The Mariners finally broke through against Kevin Millwood in the bottom of the sixth, thanks in large part to another magnificent display of dexterity by The Best Player In The AL West. Young's error put Ichiro on base to lead off, and on an ensuing hit-and-run, Jose Lopez had the divisive at bat. The at bat where the coaching staff squeals with glee and we place our head in our hands. With Ichiro breaking to second, Lopez got a 1-0 fastball in on the wrists and somehow fisted it the other way into the hole, and Kinsler couldn't close the gap in time to get anyone out. This was the definition of hitting behind the runner. While the pitch was a ball inside, and probably should've been turned on if Lopez absolutely had to swing, we couldn't bring ourselves to complain, not with the makings of an actual rally. So we set aside that argument for another day and took what we could get.

Ibanez followed with the best swing a Mariner had taken all day and tied things up with a single to right. Then, two batters later, with one down and men on the corners, Adrian Beltre hit a grounder to third and hustled down the line quick enough to beat out the throw and let Lopez score the go-ahead run. It wasn't the most awe-inspiring of RBIs, but Beltre's faster than a lot of people give him credit for, and the fact that he busted down the line as fast as he did is a pretty good example of why he's so easy to like. The second he hit that ball he knew that beating it to first meant a Mariner lead. King Awesome isn't the sort of guy who takes days off.

Sean Green - who'd relieved Bedard in the sixth - kept doing awesome things before giving way to Eric O'Flaherty, who finished off the seventh by getting Josh Hamilton to foul out on a nasty slider. And that set up the big Insurance Inning, as the Mariners put the game out of reach in the bottom half. Kazuo Fukumori was wild in his debut and, taking a page out of what must've been someone else's playbook (first two-walk game in Kenji's Major League career), the M's actually made him pay for it. A wild pitch with the bases loaded scored the first insurance run, and a double down the line by Jose Lopez drove in the next two. It was nothing spectacular - just a groundball that eluded a diving Hank Blalock - but any ball that Lopez pulls hard enough to get through the infield is something to celebrate. God only knows when we'll see the next.

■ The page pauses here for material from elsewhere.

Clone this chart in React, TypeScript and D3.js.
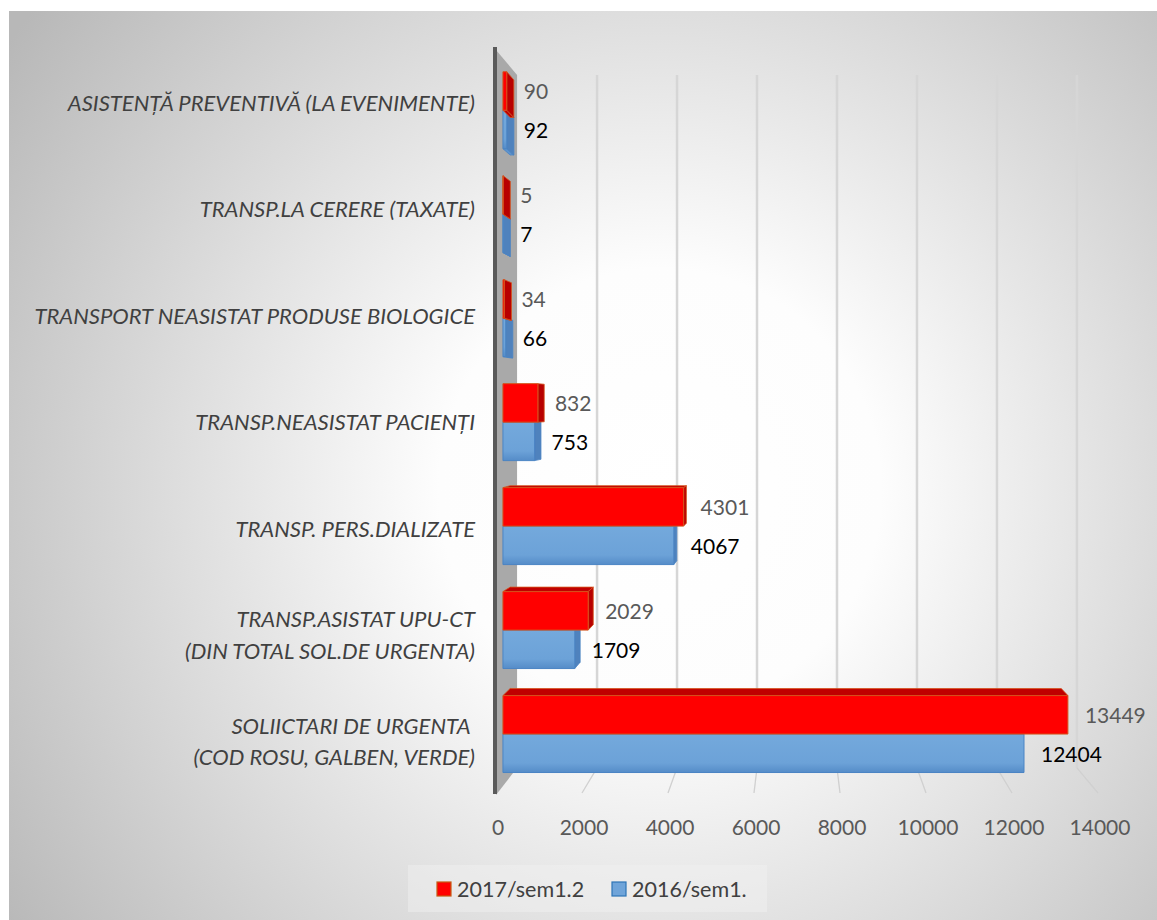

At 5-1, the game occupied that gray area between nail-biter and blowout. It wasn't a rout, but it was definitely comfortable, and not even David Murphy's RBI single in the eighth could rattle my confidence. Mark Lowe came in touching the mid-90s to squelch the developing rally and, only a few minutes later, it was time to be thunderstruck. I guess not really in the proper dictionary sense of the word - I don't think "overcome with consternation" really touches on any Mariner fan's reaction to JJ Putz - but for us it's kind of taken on a different meaning. A more enjoyable meaning. JJ saw four batters and closed things off with a splitter. (You'll recall that it wasn't until April 23rd that JJ picked up his first save of 2007.) With the Mariners in first place, who feels like taking this thing wire to wire?

It wasn't a perfect Opening Day. Even with Bedard missing bats, the M's winning, and the Angels losing, it'd be almost impossible to top what Felix did a year ago. But with that said, when I stopped to reflect on what I watched this afternoon, I realized something - the Mariners won a game in which their hitters were almost asleep. This is the support from the pitching staff that we didn't have in 2007. Last year, if the M's weren't hitting, you could just as well shut off the TV and do something else with the game a lost cause. But this time around, we'll be able to win some of those 1-0's and 3-1's. Felix and Bedard will allow us to take some of those shitty games that once left us questioning our loyalties. I don't know how much that's worth, but it's worth something. Something we haven't had for a long long time.

Going from Bedard today to Felix tomorrow doesn't seem fair. I feel like I should be paying some kind of tax.